Of the many strongly held precepts of Donald Trump’s MAGA movement, among the least distinct involve U.S. foreign policy. Yes, the MAGA worldview involves an intense nationalism that rejects moral principles or long-term alliances and instead embraces a heavily armed truculence along with a rejection of messy and expensive “forever wars.” But a lot of what you hear Trump supporters promote is really just a projection of the 45th president’s Jacksonian self-image as a man who makes “foreign policy” unnecessary. He is confident he can terrify potential adversaries into peaceful coexistence via the certainty that he would kill absolutely every one of them without a moment’s hesitation if he deemed them a threat to his idea of America’s interests. Trump also believes himself to be a diplomatic genius of world-historical dimensions. Who needs stable alliances or international organizations when you have a combination of Bismarck and Talleyrand in the White House?
So if you are interested in what kind of foreign policy the U.S. might have while in MAGA’s grip once the 45th president is no longer in the picture, it’s instructive to look at some of his younger allies. A few of the more self-consciously cerebral Trump acolytes like Josh Hawley and J.D. Vance seem inclined toward some kind of America-led network of cultural reactionaries cooperating to stamp out Marxism, Islam, and “wokeness” (not necessarily in that order) while restoring Christian civilization defined as a traditional patriarchal social order. But for a Trump-like shoot-from-the-hip approach to this dangerous world, you should take a look at his young campaign-trail sidekick and enforcer, Vivek Ramaswamy. He’s no longer just Some Dude spending his fortune on a vanity campaign for president: He’s now running third in the national RealClearPolitics polling averages.
Ramaswamy, whose campaign was originally an extension of his Fox News–boosted book-selling crusade against “woke corporations,” made his first big foreign-policy mark earlier this summer when he began promoting a U.S. deal with Vladimir Putin whereby Russia would be given much of what it wants in and around Ukraine, as the New York Times explains:
He says he would pursue an agreement that would offer sweeping concessions to Mr. Putin, including ceding most of Ukraine’s Donbas region to Russia, lifting sanctions, closing all U.S. military bases in Eastern Europe and barring Ukraine from NATO. In exchange, he would require Russia to end its military alliance with China and rejoin the START nuclear treaty.

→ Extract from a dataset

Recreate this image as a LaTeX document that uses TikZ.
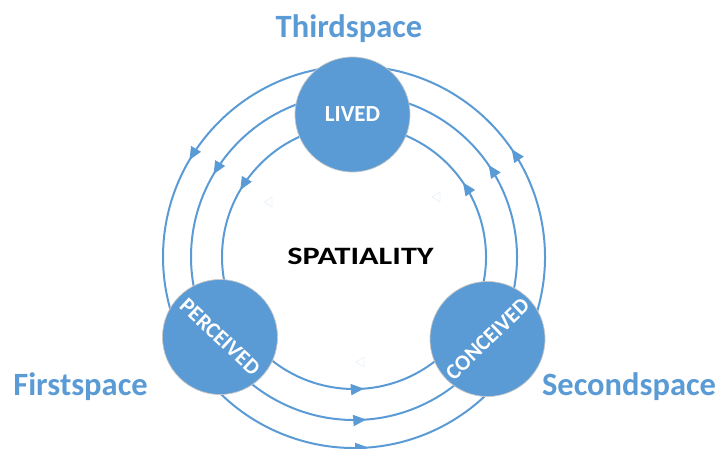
\documentclass[tikz,border=0pt]{standalone}
\usepackage{fontspec}
\setmainfont{Carlito}
\usetikzlibrary{arrows.meta,decorations.markings}
\definecolor{cblue}{HTML}{5B9BD5}
\pgfdeclarelayer{bg}
\pgfsetlayers{bg,main}
\begin{document}
\begin{tikzpicture}[x=1pt,y=1pt,
  ring/.style={draw=cblue, line width=2pt},
  arrowat/.style={postaction={decorate}, decoration={markings, mark=at position #1 with {\arrow{Triangle[width=11pt,length=13pt]}}}},
  spot/.style={circle, fill=cblue, draw=black!22, line width=0.7pt, minimum size=115pt, inner sep=0pt, text=white},
  spotfont/.style={font=\bfseries\fontsize{23}{23}\selectfont},
  rotfont/.style={font=\bfseries\fontsize{22}{22}\selectfont},
  lab/.style={text=cblue, font=\bfseries\fontsize{32.5}{32.5}\selectfont, anchor=base, inner sep=0pt},
  ghost/.style={draw=cblue!12, line width=0.8pt, line join=round}
]
\useasboundingbox (0,0) rectangle (717,448);
\coordinate (C) at (354,191);

% nodes
\node[spot, spotfont] (lived) at (352.5,333.5) {LIVED};
\node[spot] (perceived) at (220,111) {};
\node[spot] (conceived) at (487.5,109) {};
\node[text=white, rotfont, rotate=-43] (perclab) at (perceived.center) {PERCEIVED};
\node[text=white, rotfont, rotate=44] (conclab) at (conceived.center) {CONCEIVED};

% rings (behind the nodes)
\begin{pgfonlayer}{bg}
\foreach \r in {132,163,191} {
  \draw[ring, arrowat=0.49] (C) ++(90.6:\r) arc[start angle=90.6, end angle=210.8, radius=\r];
  \draw[ring, arrowat=0.54] (C) ++(210.8:\r) arc[start angle=210.8, end angle=328.4, radius=\r];
  \draw[ring, arrowat=0.54] (C) ++(328.4:\r) arc[start angle=328.4, end angle=450.6, radius=\r];
}
\end{pgfonlayer}

% faint ghost marks
\draw[ghost] (264,246) -- (272,251) -- (272,241) -- cycle;
\draw[ghost] (432,251) -- (440,256) -- (440,246) -- cycle;
\draw[ghost] (356,86) -- (364,91) -- (364,81) -- cycle;

% labels
\node[lab] (third) at (349,410) {Thirdspace};
\node[lab] (first) at (80.5,53) {Firstspace};
\node[lab] (second) at (629,53) {Secondspace};
\node[font=\bfseries\fontsize{25}{25}\selectfont, anchor=base, inner sep=0pt, xscale=1.29] (spat) at (360.5,184) {SPATIALITY};
\end{tikzpicture}
\end{document}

It kind of sounds like something an Adderall-fueled college student might come up with while playing Risk in a dorm room late at night. But he doubled down on the idea during a high-profile discussion with Ukraine-hating Tucker Carlson at the Iowa Family Summit last month. Let Trump suggest he would magically end the Russia-Ukraine war on “day one” of a revived presidency: Ramaswamy has a plan.
His next big foray into the geopolitics of a Ramaswamy administration involved another front in his cold war with China: Taiwan. Here, the young tech tyro has developed a proposal that is truly Trump-like in combining a threat of massive violence with an expression of ultimate indifference toward the fate of foreigners, as the New Republic explains:
Ramaswamy told conservative radio host Hugh Hewitt on Monday that he wanted to move to “strategic clarity” on Taiwan. He argued that China only wants to invade Taiwan for two reasons: to control the semiconductor industry and to resolve the Chinese civil war.
Ramaswamy said, “Do not mess with Taiwan before 2028, before the end of my first term,” when he believes he can achieve semiconductor independence in the U.S. …
[The candidate] said he intends to make his stance clear by dramatically upping the firepower around Taiwan during his first term. This includes moving destroyers and guided missile submarines to the Taiwan Strait, attempting to form a military alliance with India, and even “putting a gun in every Taiwanese household.”
But once he’s rid the U.S. of dependence on Taiwan’s semiconductor industry? Well, notes TNR, then it’s America first:
“[T]hat commitment [to defend Taiwan] is only as far as 2028 … and we will not take the risk of war that risks Americans’ lives after that for some nationalistic dispute between China and Taiwan.”
So the message to Beijing is unmistakable: Leave Taiwan alone for four years and then be our guests to a nice rousing invasion!
After critiquing Ramaswamy’s foreign-policy notions, conservative foreign-policy writer Tom Rogan condescendingly remarked, “[I]t has potential, but Ramaswamy’s foreign policy agenda needs some work.” Until then, we should probably agree to keep this Trump apprentice away from the nuclear codes and reject a foreign-policy framework based on wild swings between military aggression and isolationism.